Looking forward to our next conversations!
Mon 17 August 2020
This week I had my second meeting with my Peer Mentor and it was another good one.   Each time we meet Garrett has a recommended agenda that ensures each meeting will be productive and avoids the “So, what do you want to talk about today” condition that can be stifling.  However, he always gives us permission to deviate from “the script” and go wherever the moment takes us.

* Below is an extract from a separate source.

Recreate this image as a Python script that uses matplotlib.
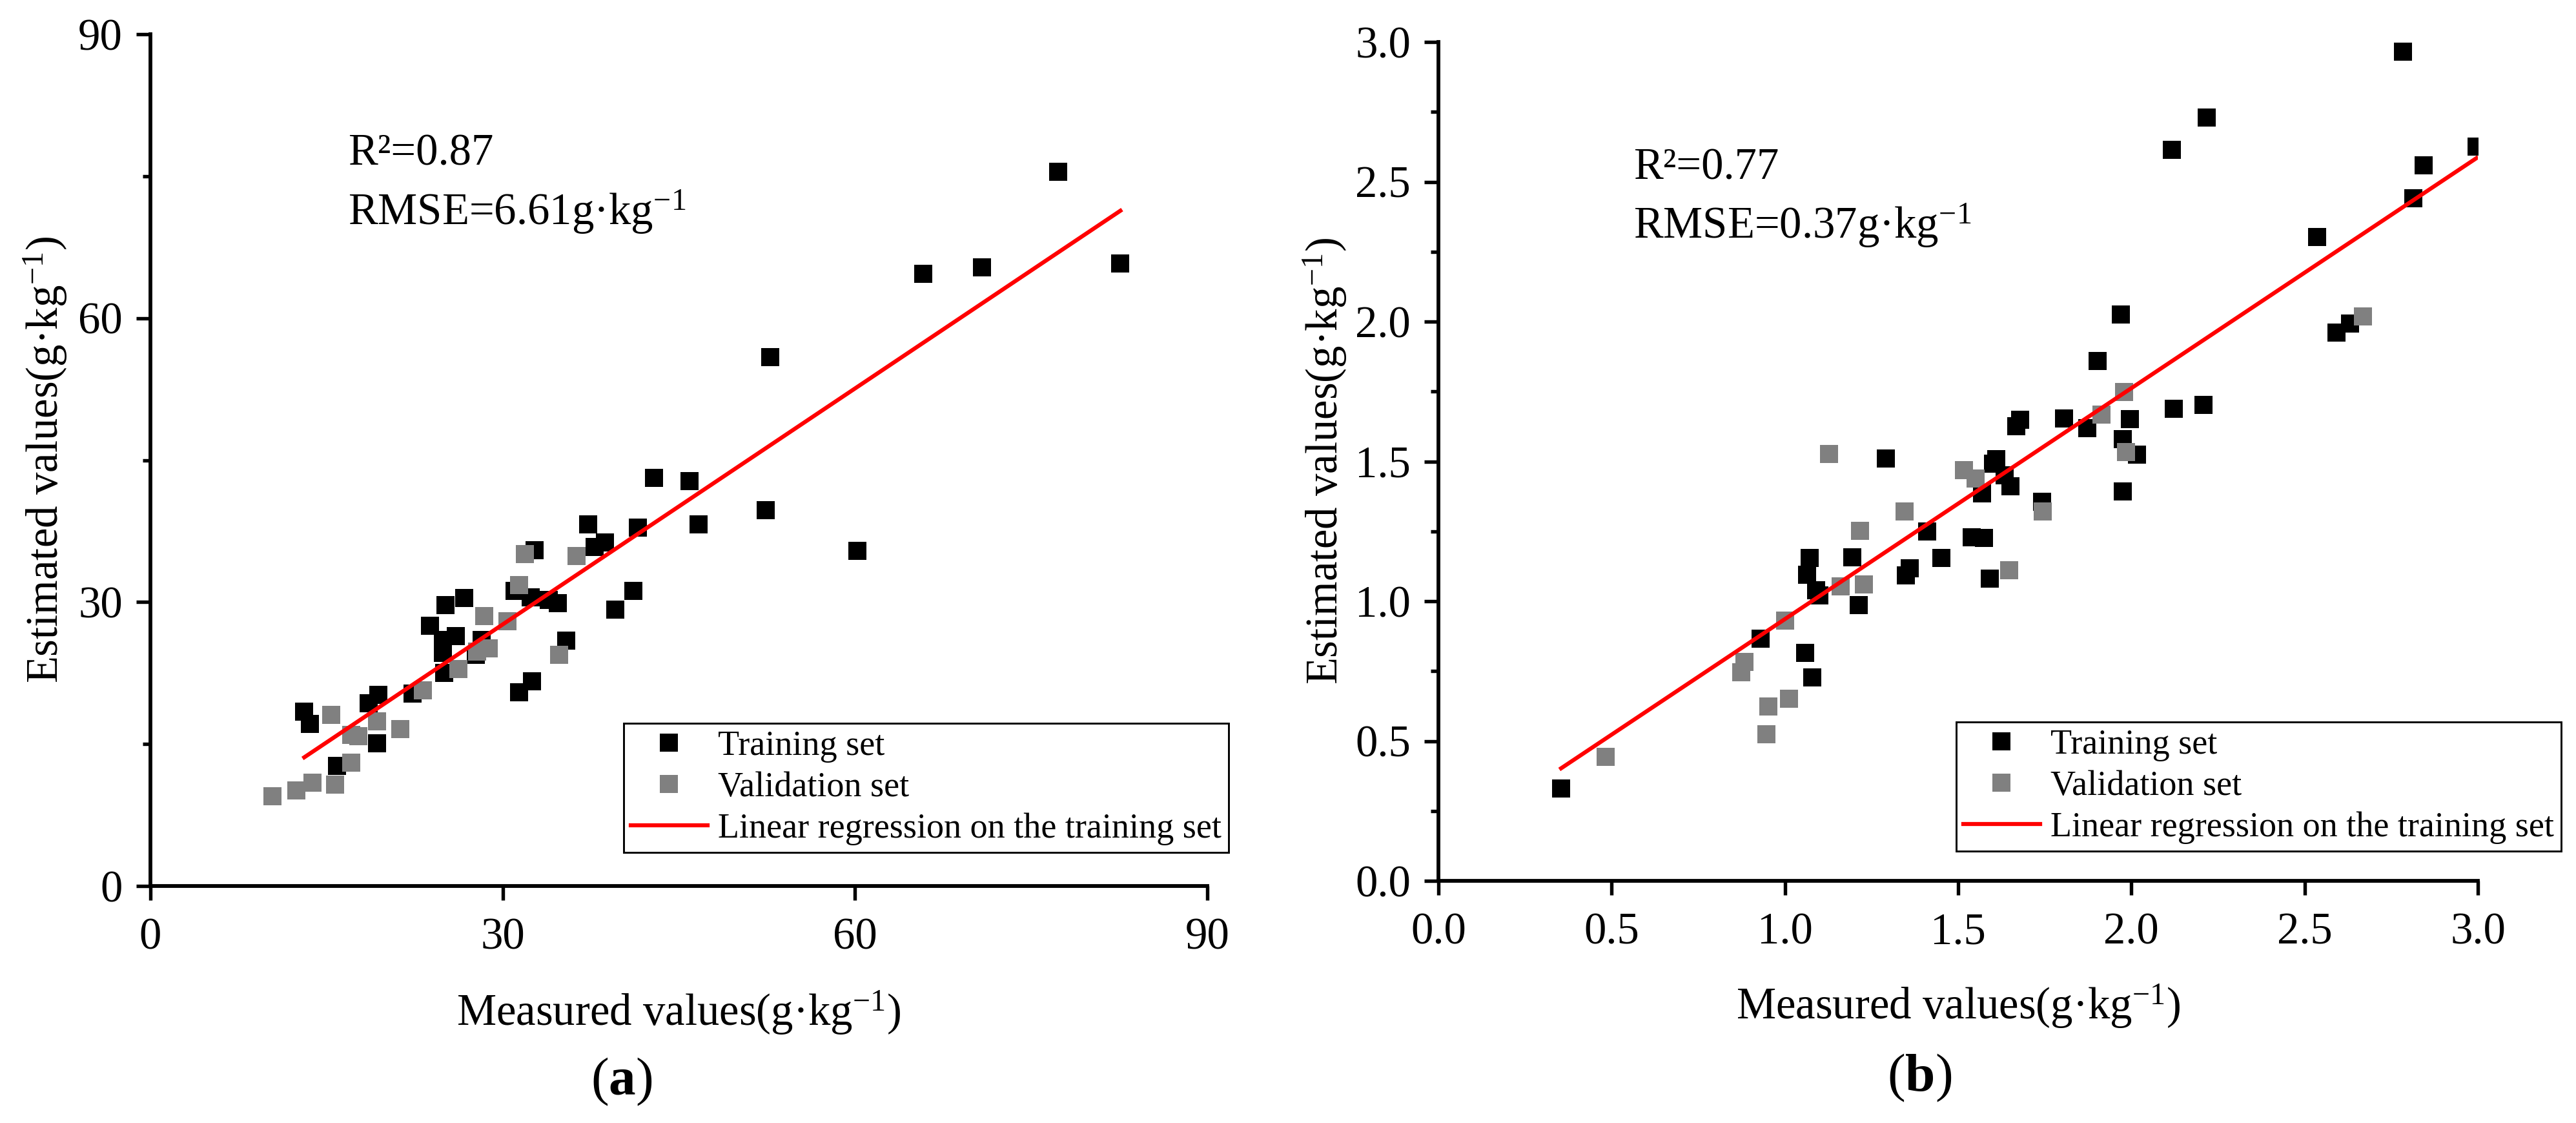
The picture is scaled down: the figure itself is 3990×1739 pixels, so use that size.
import matplotlib
matplotlib.use("Agg")
import matplotlib.pyplot as plt
from matplotlib.ticker import MultipleLocator, FormatStrFormatter
import numpy as np

plt.rcParams['font.family'] = ['Liberation Serif', 'DejaVu Serif']
plt.rcParams['mathtext.fontset'] = 'custom'
plt.rcParams['mathtext.rm'] = 'Liberation Serif'
plt.rcParams['mathtext.it'] = 'Liberation Serif:italic'
plt.rcParams['mathtext.bf'] = 'Liberation Serif:bold'

# ---------------- data: panel (a) ----------------
a_train_x = [77.3, 65.8, 70.8, 82.6, 52.8, 42.9, 45.9, 52.4, 46.7, 37.3, 41.5, 60.2,
             32.7, 37.8, 38.7, 41.1, 39.6, 34.7, 33.9, 32.4, 31.0, 35.4, 32.5, 31.4,
             26.7, 25.1, 23.8, 26.0, 24.9, 24.9, 27.7, 28.2, 25.0, 22.3, 19.4, 18.6,
             19.3, 13.1, 13.6, 15.9]
a_train_y = [75.5, 64.7, 65.4, 65.8, 55.9, 43.1, 42.8, 39.7, 38.2, 38.2, 37.9, 35.4,
             35.5, 35.8, 36.3, 31.2, 29.2, 29.9, 30.2, 30.5, 31.2, 25.9, 21.6, 20.5,
             30.4, 29.7, 27.5, 26.4, 26.0, 24.6, 24.4, 26.0, 22.5, 20.3, 20.2, 19.3,
             15.1, 18.4, 17.1, 12.7]
a_val_x = [10.4, 12.4, 13.8, 15.7, 17.1, 15.4, 17.1, 17.7, 19.3, 21.3, 23.2, 26.2,
           27.8, 28.8, 28.4, 30.4, 31.4, 31.9, 36.3, 34.8]
a_val_y = [9.5, 10.1, 10.9, 10.7, 13.0, 18.1, 16.0, 15.8, 17.4, 16.6, 20.7, 22.9,
           24.8, 25.1, 28.5, 28.0, 31.8, 35.1, 34.9, 24.4]
a_slope, a_intercept = 0.831, 2.71
a_r2_text = "R²=0.87"
a_rmse_text = r"RMSE=6.61g·kg$^{-1}$"

# ---------------- data: panel (b) ----------------
b_train_x = [2.784, 2.217, 2.117, 2.996, 2.843, 2.813, 2.536, 1.969, 2.592, 2.631,
             2.208, 2.122, 1.902, 1.996, 1.806, 1.872, 1.679, 1.667, 1.975, 2.016,
             1.610, 1.600, 1.634, 1.651, 1.569, 1.975, 1.742, 1.291, 1.410, 1.451,
             1.539, 1.574, 1.591, 1.360, 1.349, 1.194, 1.213, 1.071, 1.064, 1.090,
             1.099, 0.930, 1.058, 1.079, 0.354]
b_train_y = [2.965, 2.730, 2.614, 2.626, 2.559, 2.441, 2.303, 2.025, 1.961, 1.993,
             1.703, 1.688, 1.859, 1.651, 1.654, 1.619, 1.649, 1.626, 1.580, 1.524,
             1.508, 1.492, 1.450, 1.411, 1.386, 1.393, 1.356, 1.511, 1.249, 1.155,
             1.229, 1.226, 1.081, 1.118, 1.092, 1.157, 0.986, 1.155, 1.095, 1.039,
             1.021, 0.866, 0.815, 0.727, 0.330]
b_val_x = [0.483, 0.947, 0.952, 1.012, 0.874, 0.883, 1.001, 1.161, 1.228, 1.217,
           1.127, 1.345, 1.517, 1.550, 1.647, 1.744, 1.914, 1.979, 1.984, 2.668]
b_val_y = [0.443, 0.524, 0.624, 0.651, 0.746, 0.783, 0.931, 1.053, 1.060, 1.252,
           1.527, 1.321, 1.469, 1.439, 1.111, 1.321, 1.667, 1.748, 1.533, 2.018]
b_slope, b_intercept = 0.826, 0.110
b_r2_text = "R²=0.77"
b_rmse_text = r"RMSE=0.37g·kg$^{-1}$"

labels = ["Training set", "Validation set", "Linear regression on the training set"]
x_label = r"Measured values(g·kg$^{-1}$)"
y_label = r"Estimated values(g·kg$^{-1}$)"

W, H = 3990, 1739
DPI = 300
fig = plt.figure(figsize=(W / DPI, H / DPI), dpi=DPI)


def fx(px):
    return px / W


def fy(py):
    return 1 - py / H


def make_panel(rect, tx, ty, vx, vy, slope, intercept, lim, major, minor, fmt,
               r2, rmse, txt_x, r2_base, rmse_base, ylab_x, xlab_base, panel, panel_xy,
               leg_xy):
    left, top, right, bottom = rect
    ax = fig.add_axes([fx(left), fy(bottom), fx(right) - fx(left), fy(top) - fy(bottom)])
    ms = 6.7
    h1, = ax.plot(tx, ty, linestyle='none', marker='s', markersize=ms,
                  markerfacecolor='black', markeredgewidth=0, zorder=3)
    h2, = ax.plot(vx, vy, linestyle='none', marker='s', markersize=ms,
                  markerfacecolor='#808080', markeredgewidth=0, zorder=3)
    xr = np.array([min(tx), max(tx)])
    h3, = ax.plot(xr, slope * xr + intercept, color='#ff0000', linewidth=1.5, zorder=4)
    ax.set_xlim(lim)
    ax.set_ylim(lim)
    ax.spines['top'].set_visible(False)
    ax.spines['right'].set_visible(False)
    for s in ['left', 'bottom']:
        ax.spines[s].set_linewidth(1.4)
    ax.xaxis.set_major_locator(MultipleLocator(major))
    ax.yaxis.set_major_locator(MultipleLocator(major))
    ax.yaxis.set_minor_locator(MultipleLocator(minor))
    ax.xaxis.set_major_formatter(FormatStrFormatter(fmt))
    ax.yaxis.set_major_formatter(FormatStrFormatter(fmt))
    ax.tick_params(which='major', direction='out', length=5.3, width=1.3, labelsize=16.5)
    ax.tick_params(which='minor', direction='out', length=2.8, width=1.3)
    ax.tick_params(axis='x', which='major', pad=6.5)
    ax.tick_params(axis='y', which='major', pad=5.0)

    fig.text(fx(txt_x), fy(r2_base), r2, fontsize=16.5, ha='left', va='baseline')
    fig.text(fx(txt_x), fy(rmse_base), rmse, fontsize=16.5, ha='left', va='baseline')

    cx = (left + right) / 2
    cy = (top + bottom) / 2
    fig.text(fx(cx), fy(xlab_base), x_label, fontsize=16.5, ha='center', va='baseline')
    fig.text(fx(ylab_x), fy(cy), y_label, fontsize=16.5, ha='center', va='center',
             rotation=90)
    fig.text(fx(panel_xy[0]), fy(panel_xy[1]), "(" + r"$\mathbf{" + panel + "}$" + ")",
             fontsize=20, ha='center', va='center')

    leg = ax.legend([h1, h2, h3], labels, loc='upper left',
                    bbox_to_anchor=(fx(leg_xy[0]), fy(leg_xy[1])),
                    bbox_transform=fig.transFigure, fontsize=13.0, frameon=True,
                    fancybox=False, borderpad=0.2, borderaxespad=0,
                    handlelength=2.2, handletextpad=0.3, labelspacing=0.25,
                    framealpha=1)
    leg.get_frame().set_edgecolor('black')
    leg.get_frame().set_linewidth(0.7)
    return ax


make_panel((233, 53, 1870, 1372), a_train_x, a_train_y, a_val_x, a_val_y,
           a_slope, a_intercept, (0, 90), 30, 15, '%d',
           a_r2_text, a_rmse_text, 539, 255, 348, 70, 1588, 'a', (963, 1675),
           (966, 1120))
make_panel((2228, 65, 3838, 1364), b_train_x, b_train_y, b_val_x, b_val_y,
           b_slope, b_intercept, (0, 3.0), 0.5, 0.25, '%.1f',
           b_r2_text, b_rmse_text, 2530, 277, 369, 2052, 1578, 'b', (2973, 1669),
           (3030, 1118))

fig.savefig("out.png", dpi=DPI)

The topic was “Collaboration” and this time we stuck to the agenda.  We were asked to share the biggest challenge facing us currently, but that wasn’t all.  We were supposed to ask our mentor to assist us with the challenge – not just give advice on how to deal with it.  

When I first read that I thought, “Since my biggest challenge is something I need to do at/for work and Mike can’t work on that, I better pick some other challenge that he can help with.”   Then, when I shared this thought with Garrett he pushed back.  “Why limit Mike and possibly miss a great opportunity for him to collaborate with you?”   That’s when I realized that this sort of pre-qualifying others for their help is something that I do a lot.   How many times at work, at home, at church, or elsewhere have I faced a situation that I could use some help but I tell myself, “(that person) can’t help you with that”, so I never ask.   Even when that person is there to help!   

I don’t know if this is function of pride (I don’t really need the help), or trying to save the other person from having to say, “Sorry, I can’t help with that”, or being afraid that they may reject me and refuse to help.   Whatever it is, I’m sure that it has cost me many many hours and dollars trying to struggle on my own.  Further, how many people have I denied the opportunity to be helpful to me.  When I do that it is truly lose-lose. 

After this session, I’ve decided that I would be more open with those around me who may have abilities that I’m unaware of that would be perfect for my present challenge.   Who is in your circle that would be happy to help you in ways that you didn’t even know they could?